Tuesday, October 12, 2010

Southern Song

 Photo by Bryan Stone

Poised on the edge of the hollow, the pines and blackjack oaks spread out before me. I sit on a bench that once was a swing. No longer supported in its cradle, but firmly in place on cinder blocks, it offers its presence as a place to linger, to let the expanse unfold in front of anyone who spends even a moment there. To the right is an old pine snag bearing witness to a bird of wonder. The huge square holes are telltale of visits in the not so distant past of something big, motored by wings. The bird which works in this way searched for a favorite food, carpenter ants.

Though I have never seen, and will likely never see, a Lord-to-God bird, this relative holds as much fascination for me. I wonder if it should have some similar epithet, perhaps the Prince-of-the-Pines? Its voice is not melodic, yet distinctive. I have seen these birds many times. However, it is not necessary to see this bird in order to know it is out there. If truth were told, then I must confess that this bird is found in northern forests as well as southern forests. But my experience is southern. The bird and I first encountered each other in Deep East Texas—The Piney Woods. As I traveled down the highway from Lufkin to Jasper, it streaked across the sky in a strong and determined flight. Huge and with a crest, this almost all black bird with a chiseled beak, what could it be?

Photo by Roy Smallwood

The last few years have seen reports of the Lord-to-God bird as still being alive and hiding in deep, old growth, and largely inaccessible swamp forests. Is it possible? Most people who have claimed to have seen it probably have seen its relative instead.
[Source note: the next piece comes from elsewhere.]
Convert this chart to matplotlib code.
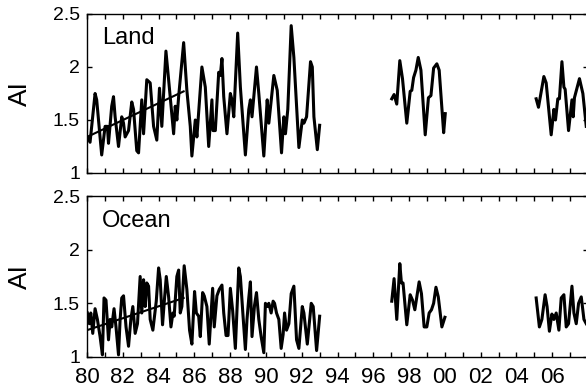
#!/usr/bin/env python3
"""
Land / Ocean AI time series, 1980-2007 (two stacked panels)
"""
import matplotlib
matplotlib.use("Agg")
import matplotlib.pyplot as plt
from matplotlib.ticker import MultipleLocator, FuncFormatter

plt.rcParams["font.family"] = ["Liberation Sans", "DejaVu Sans"]

# ── DATA ────────────────────────────────────────────────────────
# Land, 1980-1993
land1_yr = [1980.02, 1980.17, 1980.45, 1980.54, 1980.82, 1981.01, 1981.14, 1981.20,
            1981.38, 1981.48, 1981.57, 1981.76, 1981.94, 1982.04, 1982.13, 1982.32,
            1982.50, 1982.60, 1982.78, 1982.88, 1983.06, 1983.16, 1983.34, 1983.53,
            1983.72, 1983.90, 1984.05, 1984.18, 1984.41, 1984.56, 1984.84, 1984.93,
            1985.02, 1985.12, 1985.40, 1985.58, 1985.77, 1985.86, 1986.05, 1986.14,
            1986.42, 1986.61, 1986.80, 1986.98, 1987.04, 1987.17, 1987.36, 1987.45,
            1987.54, 1987.64, 1987.82, 1988.01, 1988.10, 1988.20, 1988.42, 1988.57,
            1988.85, 1989.04, 1989.13, 1989.22, 1989.47, 1989.60, 1989.88, 1990.07,
            1990.16, 1990.44, 1990.63, 1990.87, 1991.00, 1991.09, 1991.22, 1991.41,
            1991.56, 1991.84, 1992.03, 1992.12, 1992.27, 1992.49, 1992.59, 1992.68,
            1992.87, 1993.00]
land1 = [1.34, 1.29, 1.75, 1.69, 1.17, 1.44, 1.44, 1.28,
         1.63, 1.72, 1.53, 1.25, 1.53, 1.47, 1.34, 1.40,
         1.67, 1.60, 1.21, 1.19, 1.69, 1.37, 1.88, 1.85,
         1.44, 1.31, 1.80, 1.44, 2.15, 1.88, 1.37, 1.63,
         1.50, 1.72, 2.23, 1.78, 1.44, 1.16, 1.50, 1.34,
         2.00, 1.81, 1.25, 1.69, 1.40, 1.40, 1.95, 1.92,
         2.08, 1.72, 1.37, 1.75, 1.69, 1.53, 2.32, 1.81,
         1.17, 1.60, 1.69, 1.53, 2.00, 1.75, 1.16, 1.69,
         1.47, 1.92, 1.78, 1.19, 1.53, 1.37, 1.60, 2.39,
         2.09, 1.24, 1.50, 1.47, 1.53, 2.05, 2.00, 1.53,
         1.22, 1.45]
# Land, 1997-2000
land2_yr = [1997.03, 1997.16, 1997.31, 1997.48, 1997.63, 1997.87, 1998.06, 1998.15,
            1998.25, 1998.38, 1998.51, 1998.66, 1998.90, 1999.08, 1999.22, 1999.37,
            1999.55, 1999.68, 1999.93, 2000.02]
land2 = [1.70, 1.74, 1.65, 2.06, 1.89, 1.47, 1.77, 1.78,
         1.90, 1.97, 2.09, 1.97, 1.36, 1.71, 1.73, 1.99,
         2.03, 1.97, 1.38, 1.56]
# Land, 2005-2008
land3_yr = [2005.10, 2005.23, 2005.53, 2005.66, 2005.94, 2006.09, 2006.18, 2006.31,
            2006.40, 2006.54, 2006.65, 2006.72, 2006.91, 2007.10, 2007.17, 2007.24,
            2007.52, 2007.71, 2007.90]
land3 = [1.70, 1.62, 1.91, 1.85, 1.36, 1.60, 1.50, 1.70,
         1.70, 2.05, 1.81, 1.79, 1.40, 1.69, 1.53, 1.71,
         1.89, 1.75, 1.44]

# Ocean, 1980-1993
ocean1_yr = [1980.02, 1980.13, 1980.21, 1980.32, 1980.45, 1980.58, 1980.73, 1980.86,
             1980.95, 1981.06, 1981.20, 1981.29, 1981.38, 1981.51, 1981.62, 1981.76,
             1981.85, 1981.94, 1982.04, 1982.18, 1982.32, 1982.45, 1982.56, 1982.69,
             1982.82, 1982.97, 1983.06, 1983.16, 1983.25, 1983.34, 1983.44, 1983.53,
             1983.68, 1983.87, 1984.00, 1984.09, 1984.22, 1984.31, 1984.43, 1984.56,
             1984.69, 1984.80, 1984.87, 1985.02, 1985.12, 1985.21, 1985.30, 1985.43,
             1985.58, 1985.73, 1985.86, 1986.01, 1986.11, 1986.24, 1986.33, 1986.46,
             1986.55, 1986.70, 1986.83, 1987.02, 1987.11, 1987.26, 1987.39, 1987.54,
             1987.64, 1987.77, 1987.88, 1988.01, 1988.14, 1988.29, 1988.48, 1988.57,
             1988.72, 1988.85, 1988.94, 1989.04, 1989.13, 1989.22, 1989.36, 1989.47,
             1989.60, 1989.73, 1989.88, 1989.97, 1990.07, 1990.16, 1990.29, 1990.40,
             1990.48, 1990.59, 1990.72, 1990.85, 1990.96, 1991.04, 1991.15, 1991.28,
             1991.41, 1991.56, 1991.71, 1991.84, 1992.03, 1992.12, 1992.31, 1992.53,
             1992.64, 1992.83, 1993.00]
ocean1 = [1.41, 1.31, 1.41, 1.22, 1.45, 1.35, 1.19, 1.02,
          1.55, 1.53, 1.16, 1.35, 1.28, 1.45, 1.28, 1.02,
          1.35, 1.55, 1.57, 1.28, 1.10, 1.35, 1.47, 1.22,
          1.31, 1.75, 1.41, 1.72, 1.47, 1.69, 1.66, 1.35,
          1.25, 1.52, 1.83, 1.72, 1.30, 1.50, 1.75, 1.56,
          1.28, 1.41, 1.38, 1.75, 1.81, 1.41, 1.47, 1.85,
          1.63, 1.25, 1.12, 1.61, 1.41, 1.38, 1.19, 1.60,
          1.57, 1.47, 1.12, 1.64, 1.28, 1.57, 1.63, 1.67,
          1.41, 1.20, 1.20, 1.64, 1.43, 1.08, 1.83, 1.75,
          1.38, 1.07, 1.35, 1.55, 1.70, 1.19, 1.48, 1.60,
          1.35, 1.19, 1.04, 1.50, 1.47, 1.50, 1.41, 1.52,
          1.50, 1.41, 1.35, 1.08, 1.21, 1.41, 1.25, 1.31,
          1.59, 1.66, 1.16, 1.08, 1.47, 1.41, 1.12, 1.50,
          1.47, 1.06, 1.38]
# Ocean, 1997-2000
ocean2_yr = [1997.03, 1997.16, 1997.31, 1997.48, 1997.57, 1997.66, 1997.87, 1998.06,
             1998.19, 1998.32, 1998.56, 1998.69, 1998.84, 1998.99, 1999.12, 1999.25,
             1999.37, 1999.50, 1999.63, 1999.83, 2000.00]
ocean2 = [1.52, 1.73, 1.35, 1.87, 1.69, 1.69, 1.30, 1.58,
          1.53, 1.44, 1.70, 1.59, 1.28, 1.28, 1.41, 1.44,
          1.50, 1.65, 1.56, 1.28, 1.37]
# Ocean, 2005-2008
ocean3_yr = [2005.10, 2005.28, 2005.42, 2005.60, 2005.71, 2005.84, 2005.98, 2006.09,
             2006.22, 2006.37, 2006.50, 2006.65, 2006.78, 2006.91, 2007.10, 2007.21,
             2007.34, 2007.47, 2007.62, 2007.77, 2007.90]
ocean3 = [1.55, 1.28, 1.35, 1.58, 1.47, 1.24, 1.40, 1.35,
          1.41, 1.25, 1.55, 1.58, 1.28, 1.31, 1.66, 1.41,
          1.31, 1.50, 1.56, 1.35, 1.31]

# linear trends 1980-1985.4
trend_yr = [1980.0, 1985.4]
land_trend = [1.34, 1.77]
ocean_trend = [1.25, 1.55]

panels = [
    ("Land", [(land1_yr, land1), (land2_yr, land2), (land3_yr, land3)], land_trend),
    ("Ocean", [(ocean1_yr, ocean1), (ocean2_yr, ocean2), (ocean3_yr, ocean3)], ocean_trend),
]

# ── FIGURE ──────────────────────────────────────────────────────
fig = plt.figure(figsize=(5.86, 3.92), dpi=100)
# right spine sits just past the image edge, as in the reference crop
rects = [[0.1485, 0.5587, 0.855, 0.4056],
         [0.1485, 0.0893, 0.855, 0.4107]]

for i, ((name, segs, trend), rect) in enumerate(zip(panels, rects)):
    ax = fig.add_axes(rect)
    for yr, vals in segs:
        ax.plot(yr, vals, color="black", lw=2.2, solid_joinstyle="round")
    ax.plot(trend_yr, trend, color="black", lw=1.5)

    ax.set_xlim(1980, 2008)
    ax.set_ylim(1, 2.5)
    ax.xaxis.set_major_locator(MultipleLocator(2))
    ax.xaxis.set_minor_locator(MultipleLocator(1))
    ax.yaxis.set_major_locator(MultipleLocator(0.5))
    ax.xaxis.set_major_formatter(
        FuncFormatter(lambda v, p: f"{int(round(v)) % 100:02d}" if v < 2007 else ""))
    ax.yaxis.set_major_formatter(FuncFormatter(lambda v, p: f"{v:g}"))
    ax.tick_params(which="both", direction="in", top=True, right=True,
                   length=3.5, width=1.0)
    ax.tick_params(axis="x", labelsize=16, pad=7)
    ax.tick_params(axis="y", labelsize=14, pad=5)
    if i == 0:
        ax.tick_params(axis="x", labelbottom=False)
    for sp in ax.spines.values():
        sp.set_linewidth(1.0)

    ax.text(0.03, 0.81, name, transform=ax.transAxes, fontsize=17,
            ha="left", va="baseline")
    ax.text(-0.134, 0.5, "AI", transform=ax.transAxes, fontsize=19,
            rotation=90, ha="center", va="center")

fig.savefig("out.png", dpi=100)
plt.close(fig)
Upon this bench I sit in quiet repose as the evening sets in. It will be a clear autumn night with a harvest moon. Still while light remains, I wait and listen. Then, there, I hear it, the southern song, a call in the conifers, the accelerating “wuk-wuk-wuk-kuk” of the Pileated Woodpecker. Another answers. One more behind me joins in refrain. With this many around me one hopes of a viewing. But no, the call is made on the move. If ever there was a chance, it faded with the setting of the sun.

I care not to see it suffer a similar fate as the Ivory Billed Woodpecker. Perhaps, it has a better chance, having adapted to many different forests and even to the encroachment of man. Excessive logging can and did take its toll, though. Wisdom, brought on by the disappearance of the Ivory Bill and many other species, cautions us to be mindful and vigilant of our deeds. Mankind must factor in the consequence of his actions not only for his own kind but for the birds of the sky and the fish of the sea, the every thing that crawls on the earth. It is not enough to say that there are many, even thousands around. Remember the Carolina Parakeet? Thousands blackened the skies all along the eastern US, and now there are none.

Upon this bench I sit and wait, listening. I want to hear the southern song all the rest of my days. I want my children to hear it too, even when I am gone.